Selected Topics in Architecture and Technology: Erosion Machines
ARC3721H F
Instructors: Zoe Coombes & David Boira
Meeting Section: L0101
Thursday, 9:00am - 12:00pm
Along with the development of digital tools for making, has come unique aesthetic sensibilities reflective of 21st-century making. Architects often legitimize the look and feel of computational design based on an assumed appreciation for mathematical rigour and respect for the designer's ability to master complexity. However, it is perhaps worth our time to remember that architects are exploring the limits of technological advances against a cultural backdrop that is as excited as it is distrustful of machines. How can design thrive in a world dominated by opposing emotions about the new? Secondarily, how can an expanded palate of form, interact with culturally sticky problems?

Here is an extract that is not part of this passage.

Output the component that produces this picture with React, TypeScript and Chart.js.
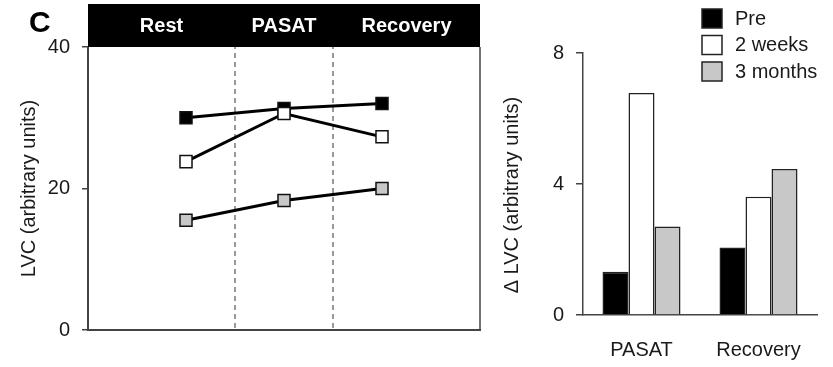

Students will be asked to work in pairs to produce a series of objects that are as modest in scale, as they are rich in atmosphere. Discovering ways of moving back and forth from the computer to the shop is a central activity of this elective. By moving from screen to object and back again, we will think about how to navigate from the familiar to the unfamiliar, the conceptually new to the materially timeless. Introduction to contemporary practices that wrestle with these tensions will accompany this structured process of making. Students will gain a foundation in the logic of the 3 axis CNC mill, and begin to see connections to wide variety of contemporary and historical tools for the construction of Architecture.
Conceptually, the course will expose students to debates within architecture about the role of the object. Through readings and discussion, students will wrestle with views that are at times at odds with one another and contemplate their validity in the face of their own process of making.
Students will leave the course with both machine skills as well as exposure to conceptual ideas that surround digital logic of making. Students are expected to have a basic understanding of surface modelling. Most importantly, students must bring a sincere interest in learning the logic and opportunities presented by the fabrication facilities at Daniels.
COURSE OBJECTIVES: By the end of this course, a successful learner will have improved their familiarity with the three axis mill at Daniels and have a better understanding of its relationship to other parts of the fabrication facility. Students are expected to engage with the traditional shop and to see the newer, digitally driven tools as an extension of traditional ways of making rather than as a set of practices entirely divorced from all other ways of production.